Distressed companies occasionally provide their employees with incentive bonuses to entice them to remain in their jobs while they navigate through their bankruptcy cases. Retention bonuses, however, are more restrictive, but allowed in some cases. 

The Covid-19 pandemic led to thousands of bankruptcy filings since 2020, including 7,300 companies in fiscal year 2020 alone, according to a 2021 U.S. Government Accountability Office report. About 1% or 70 companies that year requested court approval to pay employee bonuses and courts approved most of the requests.

Related: Popular movie theaters owner files Chapter 7 bankruptcy

Bankrupt companies awarded $571 million in court-approved bonuses to over 16,600 executive and non-executive workers. However, none of the debtors in 2020 requested court approval for executive retention plans, though 57 requested non-executive retention plans and 47 requested incentive plans for executives that are not as restrictive.

Some companies that filed Chapter 11 bankruptcy in 2020, such as JC Penney  (JCP) , Hertz  (HTZ)  and Chuck E. Cheese, didn't need to request retention bonuses after filing bankruptcy, since they already awarded retention bonuses shortly before filing, the GAO said. This process of awarding retention bonuses before filing was used by 42 companies that provided $165 million in such bonuses.
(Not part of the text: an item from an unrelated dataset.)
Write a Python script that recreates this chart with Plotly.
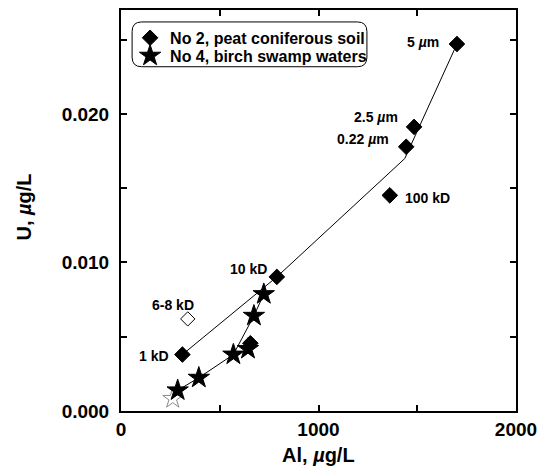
import plotly.graph_objects as go

# --- data ---
no2_al = [311, 789, 1361, 1444, 1484, 1701, 655]
no2_u = [0.0038, 0.00903, 0.01452, 0.01779, 0.01913, 0.02471, 0.00456]
no2_labels = ["1 kD", "10 kD", "100 kD", "0.22 <i>µ</i>m", "2.5 <i>µ</i>m", "5 <i>µ</i>m", ""]

no2_open_al = [338]
no2_open_u = [0.0062]
no2_open_labels = ["6-8 kD"]

no4_al = [287, 394, 569, 643, 673, 723]
no4_u = [0.00139, 0.00224, 0.0038, 0.00418, 0.00641, 0.00787]

no4_open_al = [262]
no4_open_u = [0.00083]

no2_line_al = [311, 789, 1437, 1701]
no2_line_u = [0.0038, 0.00903, 0.0170, 0.02471]

no4_line_al = [287, 394, 569, 673, 723]
no4_line_u = [0.00139, 0.00224, 0.0038, 0.00641, 0.00787]

x_ticks = [0, 500, 1000, 1500, 2000]
x_ticktext = ["0", "", "1000", "", "2000"]
y_ticks = [0.0, 0.005, 0.010, 0.015, 0.020, 0.025]
y_ticktext = ["0.000", "", "0.010", "", "0.020", ""]

FONT = "Liberation Sans, Arial, Helvetica, sans-serif"

fig = go.Figure()

fig.add_trace(go.Scatter(x=no2_line_al, y=no2_line_u, mode="lines",
                         line=dict(color="black", width=1), showlegend=False, hoverinfo="skip"))
fig.add_trace(go.Scatter(x=no4_line_al, y=no4_line_u, mode="lines",
                         line=dict(color="black", width=1), showlegend=False, hoverinfo="skip"))

fig.add_trace(go.Scatter(x=no4_open_al, y=no4_open_u, mode="markers", showlegend=False,
                         marker=dict(symbol="star-open", size=15, color="#8a8a8a",
                                     line=dict(color="#8a8a8a", width=1))))
fig.add_trace(go.Scatter(x=no2_open_al, y=no2_open_u, mode="markers", showlegend=False,
                         marker=dict(symbol="diamond-open", size=11, color="black",
                                     line=dict(color="black", width=1))))

fig.add_trace(go.Scatter(x=no2_al, y=no2_u, mode="markers", name="No 2, peat coniferous soil",
                         legend="legend",
                         marker=dict(symbol="diamond", size=12, color="black",
                                     line=dict(color="black", width=1))))
fig.add_trace(go.Scatter(x=no4_al, y=no4_u, mode="markers", name="No 4, birch swamp waters",
                         legend="legend2",
                         marker=dict(symbol="star", size=16, color="black",
                                     line=dict(color="black", width=1))))

# point labels: (xanchor, xshift, yshift)
label_style = {
    "1 kD": ("right", -11, -1),
    "10 kD": ("right", -8, 8),
    "100 kD": ("left", 13, -3),
    "0.22 <i>µ</i>m": ("right", -15, 8),
    "2.5 <i>µ</i>m": ("right", -14, 10),
    "5 <i>µ</i>m": ("right", -16, 2),
    "6-8 kD": ("center", -15, 14),
}
for xa, ya, t in list(zip(no2_al, no2_u, no2_labels)) + list(zip(no2_open_al, no2_open_u, no2_open_labels)):
    if not t:
        continue
    anc, xs, ys = label_style[t]
    fig.add_annotation(x=xa, y=ya, text=t, showarrow=False, xanchor=anc, yanchor="middle",
                       xshift=xs, yshift=ys,
                       font=dict(family=FONT, size=14, color="black", weight="bold"))

# axis titles
fig.add_annotation(xref="paper", yref="paper", x=0.5, y=-0.11, text="Al, <i>µ</i>g/L",
                   showarrow=False, xanchor="center", yanchor="middle",
                   font=dict(family=FONT, size=20, color="black", weight="bold"))
fig.add_annotation(xref="paper", yref="paper", x=-0.245, y=0.508, text="U, <i>µ</i>g/L",
                   showarrow=False, textangle=-90, xanchor="center", yanchor="middle",
                   font=dict(family=FONT, size=20, color="black", weight="bold"))

# rounded legend box
x0, x1, y0, y1 = 0.0281, 0.6226, 0.8585, 0.9702
rx, ry = 0.024, 0.024
path = (f"M {x0+rx},{y1} L {x1-rx},{y1} Q {x1},{y1} {x1},{y1-ry} "
        f"L {x1},{y0+ry} Q {x1},{y0} {x1-rx},{y0} L {x0+rx},{y0} "
        f"Q {x0},{y0} {x0},{y0+ry} L {x0},{y1-ry} Q {x0},{y1} {x0+rx},{y1} Z")
fig.add_shape(type="path", path=path, xref="paper", yref="paper",
              line=dict(color="black", width=1), fillcolor="rgba(0,0,0,0)")

axis_common = dict(showline=True, linecolor="black", linewidth=2, mirror="allticks",
                   ticks="inside", ticklen=6, tickwidth=1.5, tickcolor="black",
                   showgrid=False, zeroline=False,
                   tickfont=dict(family=FONT, size=19, color="black", weight="bold"))

fig.update_xaxes(range=[0, 2000], tickmode="array", tickvals=x_ticks, ticktext=x_ticktext,
                 ticklabelstandoff=0, **axis_common)
fig.update_yaxes(range=[0, 0.027], tickmode="array", tickvals=y_ticks, ticktext=y_ticktext,
                 ticklabelstandoff=6, **axis_common)

legend_common = dict(xanchor="left", yanchor="middle", bgcolor="rgba(0,0,0,0)", borderwidth=0,
                     font=dict(family=FONT, size=16, color="black", weight="bold"),
                     itemwidth=30)

fig.update_layout(
    width=545, height=470,
    margin=dict(l=121, r=22, t=8, b=59),
    paper_bgcolor="white", plot_bgcolor="white",
    showlegend=True,
    legend=dict(x=0.023, y=0.9305, **legend_common),
    legend2=dict(x=0.023, y=0.8858, **legend_common),
    font=dict(family=FONT, color="black"),
)

fig.write_html("out.html")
Executive compensation has become an issue on at least a couple of occasions in Rite Aid's Chapter 11 bankruptcy case. The debtor filed its petition on Oct. 15, 2023 and hired Jeff Stein as its chief executive officer and chief restructuring officer in a deal worked out prior to the filing, according to court papers.

Related: Rite Aid’s bankruptcy explained: Causes & timeline

Stein had quite an assignment to navigate the drugstore chain through its bankruptcy case, as it had about $4 billion of long-term debt obligations and was paying about $200 million in interest on its debt annually. The debtor seeks to reorganize its debts in bankruptcy and hand control over to its bondholders.

Since filing its petition, Stein has been busy closing 351 Rite Aid stores across the U.S., and most recently on June 6 filed a notice of additional closing stores to shut down locations in Sandusky and Swanton, Ohio.

Creditors object to Rite Aid CEO's compensation

Under the CEO's compensation agreement, Stein receives a $300,000 per month consulting fee and a $20 million "success fee" on emergence from Chapter 11, as described by Rite Aid's Official Committee of Tort Claimants in their April 15 objection to confirmation of the debtor's Chapter 11 reorganization plan. The combined compensation at emergence from bankruptcy was estimated at about $22 million, the Tort Claimants asserted in their objection.

The debtor's Official Committee of Unsecured Creditors joined the Tort Claimants in their objection.

More bankruptcy:

The Tort Claimants asserted in the objection that the $20 million "success fee" would be the same amount that all unsecured creditors would receive in total from their combined claims. The committee also asserted that the $20 million fee is four times greater than fees paid to CEOs in recent Chapter 11 cases of companies similar to Rite Aid.

The debtor's lenders are also concerned about the CEO's compensation. Parties that have committed to providing debtor-in-possession financing are reportedly demanding that Stein's compensation be reduced before they fund Rite Aid's exit from bankruptcy, Bloomberg reported.

Rite Aid and its creditors will need to reach an agreement pretty soon as Judge Michael B. Kaplan of U.S. Bankruptcy Court for the District of New Jersey on June 3 signed an order scheduling a hearing for June 27-28 for confirmation of the debtor's reorganization plan.